[WRITTEN EXERCISE]:
Transcribe the listing that follows in full, omitting pictures.

[GIVEN INFORMATION]:
::::::::
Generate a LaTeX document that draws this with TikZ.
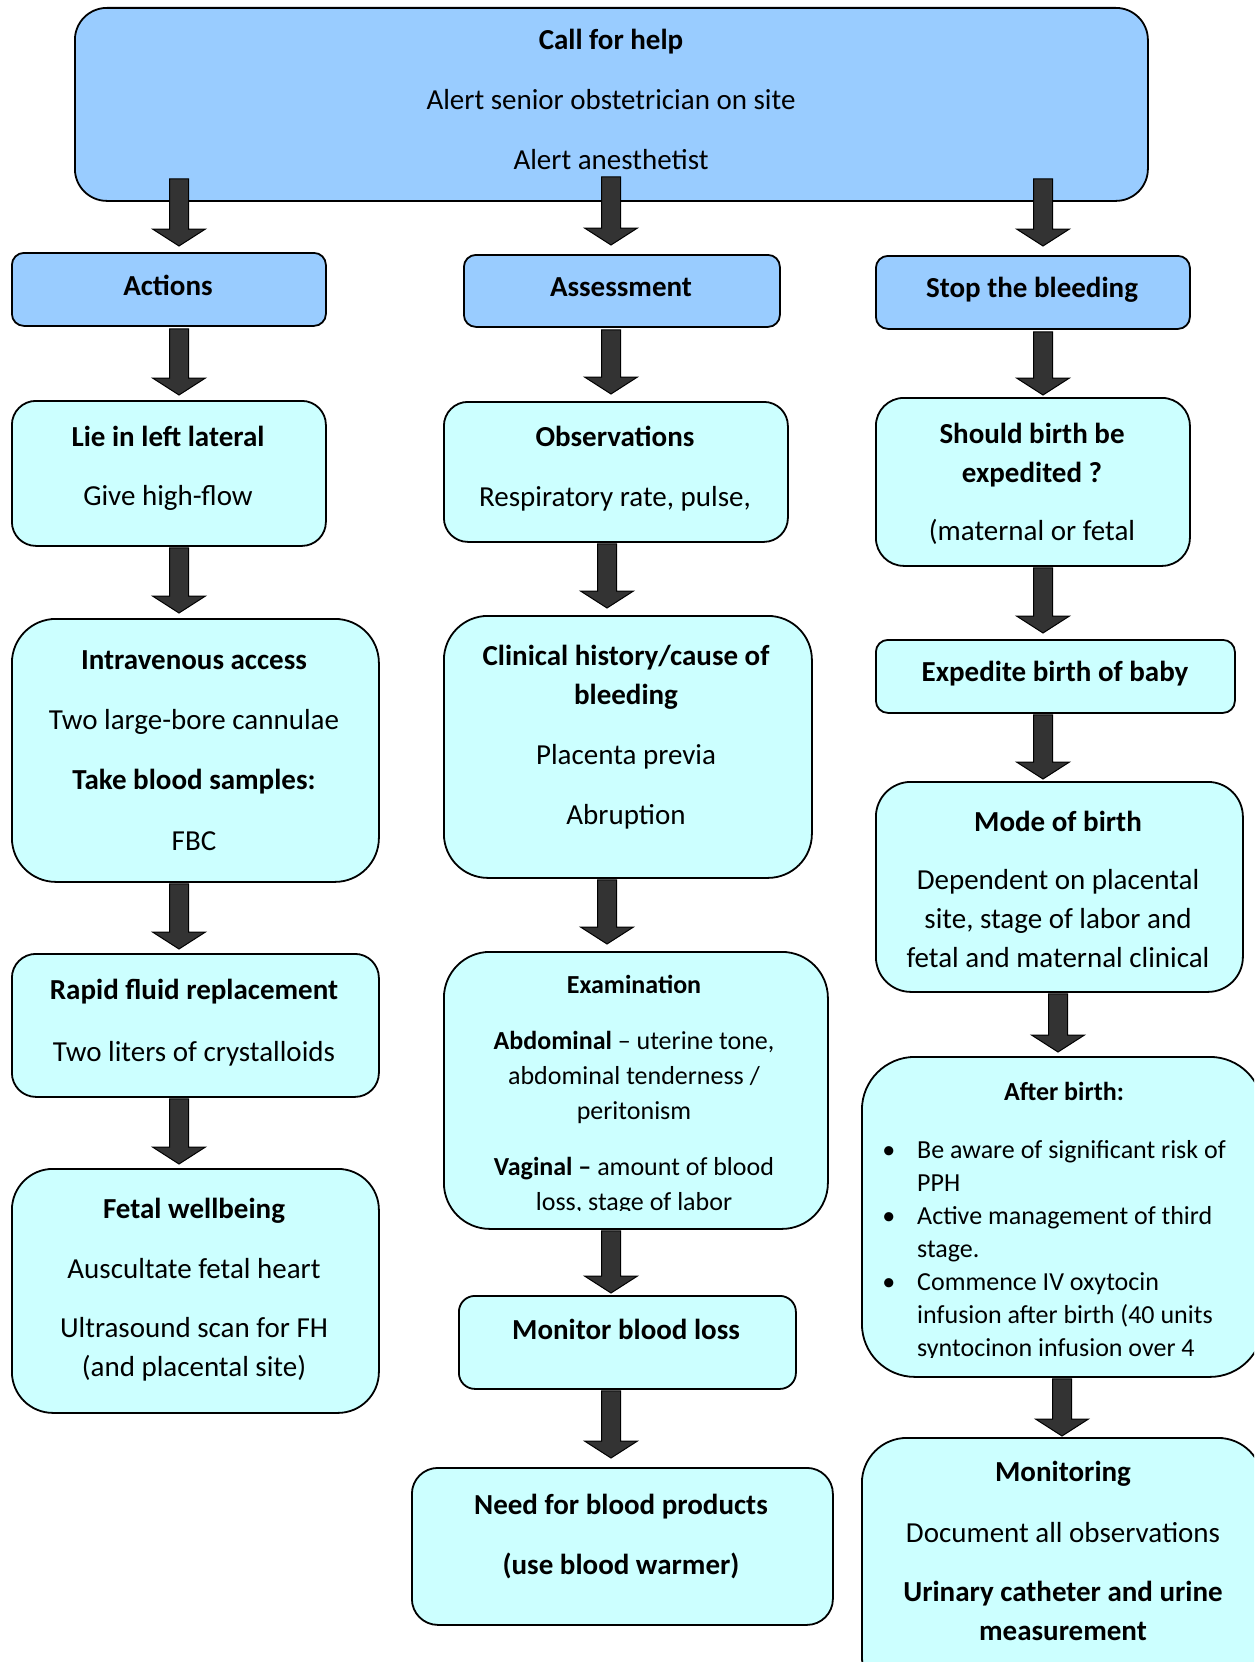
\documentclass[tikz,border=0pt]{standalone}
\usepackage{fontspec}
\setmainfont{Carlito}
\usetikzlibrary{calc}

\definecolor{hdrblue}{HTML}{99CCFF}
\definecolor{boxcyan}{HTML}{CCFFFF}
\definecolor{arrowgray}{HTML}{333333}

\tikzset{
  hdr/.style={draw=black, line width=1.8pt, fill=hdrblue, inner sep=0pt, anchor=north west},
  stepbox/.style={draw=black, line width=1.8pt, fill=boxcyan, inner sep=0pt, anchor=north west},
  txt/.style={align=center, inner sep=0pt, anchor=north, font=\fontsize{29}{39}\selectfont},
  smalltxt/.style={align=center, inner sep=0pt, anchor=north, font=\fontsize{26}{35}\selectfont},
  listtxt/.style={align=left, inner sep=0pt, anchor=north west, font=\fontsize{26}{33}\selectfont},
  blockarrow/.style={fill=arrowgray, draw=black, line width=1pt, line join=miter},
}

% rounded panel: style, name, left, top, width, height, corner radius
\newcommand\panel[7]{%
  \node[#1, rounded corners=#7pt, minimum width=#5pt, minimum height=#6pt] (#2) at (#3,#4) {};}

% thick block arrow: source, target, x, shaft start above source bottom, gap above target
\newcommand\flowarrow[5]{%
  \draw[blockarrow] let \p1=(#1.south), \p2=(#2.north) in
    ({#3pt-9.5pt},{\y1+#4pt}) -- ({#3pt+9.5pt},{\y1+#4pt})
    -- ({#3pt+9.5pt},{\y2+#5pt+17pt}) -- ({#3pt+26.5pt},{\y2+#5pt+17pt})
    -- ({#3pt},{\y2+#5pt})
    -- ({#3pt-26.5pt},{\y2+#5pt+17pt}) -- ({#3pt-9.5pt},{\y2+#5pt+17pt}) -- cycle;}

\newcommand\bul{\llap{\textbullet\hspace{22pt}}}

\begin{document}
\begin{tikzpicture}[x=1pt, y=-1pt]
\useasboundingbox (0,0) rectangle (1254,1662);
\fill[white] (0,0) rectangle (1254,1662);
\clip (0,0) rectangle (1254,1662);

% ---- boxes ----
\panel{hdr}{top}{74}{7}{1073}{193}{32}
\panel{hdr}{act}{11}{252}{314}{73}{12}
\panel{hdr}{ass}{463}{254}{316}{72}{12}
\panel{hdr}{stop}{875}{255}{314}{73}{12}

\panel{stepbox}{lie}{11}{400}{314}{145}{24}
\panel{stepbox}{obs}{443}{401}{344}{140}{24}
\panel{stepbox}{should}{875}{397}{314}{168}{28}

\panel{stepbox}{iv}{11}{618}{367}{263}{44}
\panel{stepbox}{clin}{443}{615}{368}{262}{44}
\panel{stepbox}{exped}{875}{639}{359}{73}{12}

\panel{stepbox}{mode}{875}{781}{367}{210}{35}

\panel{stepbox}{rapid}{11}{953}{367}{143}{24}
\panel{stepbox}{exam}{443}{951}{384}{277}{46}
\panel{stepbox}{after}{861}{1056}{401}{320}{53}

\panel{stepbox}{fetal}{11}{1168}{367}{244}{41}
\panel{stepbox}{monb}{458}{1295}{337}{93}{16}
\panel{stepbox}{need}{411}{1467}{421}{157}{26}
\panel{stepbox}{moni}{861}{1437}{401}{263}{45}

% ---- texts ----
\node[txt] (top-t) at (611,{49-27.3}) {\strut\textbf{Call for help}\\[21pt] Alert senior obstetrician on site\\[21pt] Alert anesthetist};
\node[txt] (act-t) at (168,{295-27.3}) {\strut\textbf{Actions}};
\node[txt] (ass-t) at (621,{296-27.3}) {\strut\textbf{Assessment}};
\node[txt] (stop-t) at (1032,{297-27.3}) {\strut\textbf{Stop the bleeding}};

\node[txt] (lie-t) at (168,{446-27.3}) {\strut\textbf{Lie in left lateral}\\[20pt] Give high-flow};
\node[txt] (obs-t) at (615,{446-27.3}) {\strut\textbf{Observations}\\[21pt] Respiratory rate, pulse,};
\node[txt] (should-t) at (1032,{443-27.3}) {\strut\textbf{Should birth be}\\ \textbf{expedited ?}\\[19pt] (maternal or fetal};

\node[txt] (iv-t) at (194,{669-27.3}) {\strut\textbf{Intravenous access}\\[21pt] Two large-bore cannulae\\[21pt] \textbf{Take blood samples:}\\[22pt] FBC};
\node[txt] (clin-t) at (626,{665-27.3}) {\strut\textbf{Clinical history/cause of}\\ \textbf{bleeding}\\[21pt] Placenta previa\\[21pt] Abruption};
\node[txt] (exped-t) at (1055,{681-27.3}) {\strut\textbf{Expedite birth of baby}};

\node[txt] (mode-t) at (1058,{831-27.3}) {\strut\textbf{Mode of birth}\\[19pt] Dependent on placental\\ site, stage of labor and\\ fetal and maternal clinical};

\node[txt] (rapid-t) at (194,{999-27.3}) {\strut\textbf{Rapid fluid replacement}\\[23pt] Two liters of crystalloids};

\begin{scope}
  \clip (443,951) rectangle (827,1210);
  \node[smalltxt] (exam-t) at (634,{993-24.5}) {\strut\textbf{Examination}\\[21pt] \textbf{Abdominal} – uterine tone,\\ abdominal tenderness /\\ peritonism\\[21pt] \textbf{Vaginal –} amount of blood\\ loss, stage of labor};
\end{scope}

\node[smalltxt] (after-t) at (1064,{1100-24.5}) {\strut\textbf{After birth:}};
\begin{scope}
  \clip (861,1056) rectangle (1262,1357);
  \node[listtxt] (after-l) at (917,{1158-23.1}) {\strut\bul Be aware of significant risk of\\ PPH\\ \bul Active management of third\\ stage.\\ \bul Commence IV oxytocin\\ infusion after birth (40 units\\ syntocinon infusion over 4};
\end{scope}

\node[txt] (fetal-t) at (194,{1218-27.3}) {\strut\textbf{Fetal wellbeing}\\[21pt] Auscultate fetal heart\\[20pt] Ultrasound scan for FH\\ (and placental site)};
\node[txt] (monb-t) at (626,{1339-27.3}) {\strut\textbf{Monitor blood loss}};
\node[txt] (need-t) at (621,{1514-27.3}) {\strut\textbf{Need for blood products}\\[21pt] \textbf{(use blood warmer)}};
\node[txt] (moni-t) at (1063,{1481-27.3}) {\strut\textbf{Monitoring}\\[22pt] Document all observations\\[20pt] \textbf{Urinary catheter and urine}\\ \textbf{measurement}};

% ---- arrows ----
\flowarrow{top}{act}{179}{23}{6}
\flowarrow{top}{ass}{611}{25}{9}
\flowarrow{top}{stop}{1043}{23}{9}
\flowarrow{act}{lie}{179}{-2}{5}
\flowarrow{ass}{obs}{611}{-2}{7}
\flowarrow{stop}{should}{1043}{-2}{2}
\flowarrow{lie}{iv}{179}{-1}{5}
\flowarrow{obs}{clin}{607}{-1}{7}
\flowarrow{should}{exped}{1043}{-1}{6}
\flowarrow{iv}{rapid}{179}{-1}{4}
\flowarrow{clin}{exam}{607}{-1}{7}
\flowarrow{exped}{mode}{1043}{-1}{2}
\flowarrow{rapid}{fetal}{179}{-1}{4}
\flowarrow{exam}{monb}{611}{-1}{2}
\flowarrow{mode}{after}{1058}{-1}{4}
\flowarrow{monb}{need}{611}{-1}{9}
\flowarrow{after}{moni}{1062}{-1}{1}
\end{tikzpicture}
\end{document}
::::::::
[EXERCISE RESPONSE]:
Generate a LaTeX document that draws this with TikZ.
\documentclass[tikz,border=0pt]{standalone}
\usepackage{fontspec}
\setmainfont{Carlito}
\usetikzlibrary{calc}

\definecolor{hdrblue}{HTML}{99CCFF}
\definecolor{boxcyan}{HTML}{CCFFFF}
\definecolor{arrowgray}{HTML}{333333}

\tikzset{
  hdr/.style={draw=black, line width=1.8pt, fill=hdrblue, inner sep=0pt, anchor=north west},
  stepbox/.style={draw=black, line width=1.8pt, fill=boxcyan, inner sep=0pt, anchor=north west},
  txt/.style={align=center, inner sep=0pt, anchor=north, font=\fontsize{29}{39}\selectfont},
  smalltxt/.style={align=center, inner sep=0pt, anchor=north, font=\fontsize{26}{35}\selectfont},
  listtxt/.style={align=left, inner sep=0pt, anchor=north west, font=\fontsize{26}{33}\selectfont},
  blockarrow/.style={fill=arrowgray, draw=black, line width=1pt, line join=miter},
}

% rounded panel: style, name, left, top, width, height, corner radius
\newcommand\panel[7]{%
  \node[#1, rounded corners=#7pt, minimum width=#5pt, minimum height=#6pt] (#2) at (#3,#4) {};}

% thick block arrow: source, target, x, shaft start above source bottom, gap above target
\newcommand\flowarrow[5]{%
  \draw[blockarrow] let \p1=(#1.south), \p2=(#2.north) in
    ({#3pt-9.5pt},{\y1+#4pt}) -- ({#3pt+9.5pt},{\y1+#4pt})
    -- ({#3pt+9.5pt},{\y2+#5pt+17pt}) -- ({#3pt+26.5pt},{\y2+#5pt+17pt})
    -- ({#3pt},{\y2+#5pt})
    -- ({#3pt-26.5pt},{\y2+#5pt+17pt}) -- ({#3pt-9.5pt},{\y2+#5pt+17pt}) -- cycle;}

\newcommand\bul{\llap{\textbullet\hspace{22pt}}}

\begin{document}
\begin{tikzpicture}[x=1pt, y=-1pt]
\useasboundingbox (0,0) rectangle (1254,1662);
\fill[white] (0,0) rectangle (1254,1662);
\clip (0,0) rectangle (1254,1662);

% ---- boxes ----
\panel{hdr}{top}{74}{7}{1073}{193}{32}
\panel{hdr}{act}{11}{252}{314}{73}{12}
\panel{hdr}{ass}{463}{254}{316}{72}{12}
\panel{hdr}{stop}{875}{255}{314}{73}{12}

\panel{stepbox}{lie}{11}{400}{314}{145}{24}
\panel{stepbox}{obs}{443}{401}{344}{140}{24}
\panel{stepbox}{should}{875}{397}{314}{168}{28}

\panel{stepbox}{iv}{11}{618}{367}{263}{44}
\panel{stepbox}{clin}{443}{615}{368}{262}{44}
\panel{stepbox}{exped}{875}{639}{359}{73}{12}

\panel{stepbox}{mode}{875}{781}{367}{210}{35}

\panel{stepbox}{rapid}{11}{953}{367}{143}{24}
\panel{stepbox}{exam}{443}{951}{384}{277}{46}
\panel{stepbox}{after}{861}{1056}{401}{320}{53}

\panel{stepbox}{fetal}{11}{1168}{367}{244}{41}
\panel{stepbox}{monb}{458}{1295}{337}{93}{16}
\panel{stepbox}{need}{411}{1467}{421}{157}{26}
\panel{stepbox}{moni}{861}{1437}{401}{263}{45}

% ---- texts ----
\node[txt] (top-t) at (611,{49-27.3}) {\strut\textbf{Call for help}\\[21pt] Alert senior obstetrician on site\\[21pt] Alert anesthetist};
\node[txt] (act-t) at (168,{295-27.3}) {\strut\textbf{Actions}};
\node[txt] (ass-t) at (621,{296-27.3}) {\strut\textbf{Assessment}};
\node[txt] (stop-t) at (1032,{297-27.3}) {\strut\textbf{Stop the bleeding}};

\node[txt] (lie-t) at (168,{446-27.3}) {\strut\textbf{Lie in left lateral}\\[20pt] Give high-flow};
\node[txt] (obs-t) at (615,{446-27.3}) {\strut\textbf{Observations}\\[21pt] Respiratory rate, pulse,};
\node[txt] (should-t) at (1032,{443-27.3}) {\strut\textbf{Should birth be}\\ \textbf{expedited ?}\\[19pt] (maternal or fetal};

\node[txt] (iv-t) at (194,{669-27.3}) {\strut\textbf{Intravenous access}\\[21pt] Two large-bore cannulae\\[21pt] \textbf{Take blood samples:}\\[22pt] FBC};
\node[txt] (clin-t) at (626,{665-27.3}) {\strut\textbf{Clinical history/cause of}\\ \textbf{bleeding}\\[21pt] Placenta previa\\[21pt] Abruption};
\node[txt] (exped-t) at (1055,{681-27.3}) {\strut\textbf{Expedite birth of baby}};

\node[txt] (mode-t) at (1058,{831-27.3}) {\strut\textbf{Mode of birth}\\[19pt] Dependent on placental\\ site, stage of labor and\\ fetal and maternal clinical};

\node[txt] (rapid-t) at (194,{999-27.3}) {\strut\textbf{Rapid fluid replacement}\\[23pt] Two liters of crystalloids};

\begin{scope}
  \clip (443,951) rectangle (827,1210);
  \node[smalltxt] (exam-t) at (634,{993-24.5}) {\strut\textbf{Examination}\\[21pt] \textbf{Abdominal} – uterine tone,\\ abdominal tenderness /\\ peritonism\\[21pt] \textbf{Vaginal –} amount of blood\\ loss, stage of labor};
\end{scope}

\node[smalltxt] (after-t) at (1064,{1100-24.5}) {\strut\textbf{After birth:}};
\begin{scope}
  \clip (861,1056) rectangle (1262,1357);
  \node[listtxt] (after-l) at (917,{1158-23.1}) {\strut\bul Be aware of significant risk of\\ PPH\\ \bul Active management of third\\ stage.\\ \bul Commence IV oxytocin\\ infusion after birth (40 units\\ syntocinon infusion over 4};
\end{scope}

\node[txt] (fetal-t) at (194,{1218-27.3}) {\strut\textbf{Fetal wellbeing}\\[21pt] Auscultate fetal heart\\[20pt] Ultrasound scan for FH\\ (and placental site)};
\node[txt] (monb-t) at (626,{1339-27.3}) {\strut\textbf{Monitor blood loss}};
\node[txt] (need-t) at (621,{1514-27.3}) {\strut\textbf{Need for blood products}\\[21pt] \textbf{(use blood warmer)}};
\node[txt] (moni-t) at (1063,{1481-27.3}) {\strut\textbf{Monitoring}\\[22pt] Document all observations\\[20pt] \textbf{Urinary catheter and urine}\\ \textbf{measurement}};

% ---- arrows ----
\flowarrow{top}{act}{179}{23}{6}
\flowarrow{top}{ass}{611}{25}{9}
\flowarrow{top}{stop}{1043}{23}{9}
\flowarrow{act}{lie}{179}{-2}{5}
\flowarrow{ass}{obs}{611}{-2}{7}
\flowarrow{stop}{should}{1043}{-2}{2}
\flowarrow{lie}{iv}{179}{-1}{5}
\flowarrow{obs}{clin}{607}{-1}{7}
\flowarrow{should}{exped}{1043}{-1}{6}
\flowarrow{iv}{rapid}{179}{-1}{4}
\flowarrow{clin}{exam}{607}{-1}{7}
\flowarrow{exped}{mode}{1043}{-1}{2}
\flowarrow{rapid}{fetal}{179}{-1}{4}
\flowarrow{exam}{monb}{611}{-1}{2}
\flowarrow{mode}{after}{1058}{-1}{4}
\flowarrow{monb}{need}{611}{-1}{9}
\flowarrow{after}{moni}{1062}{-1}{1}
\end{tikzpicture}
\end{document}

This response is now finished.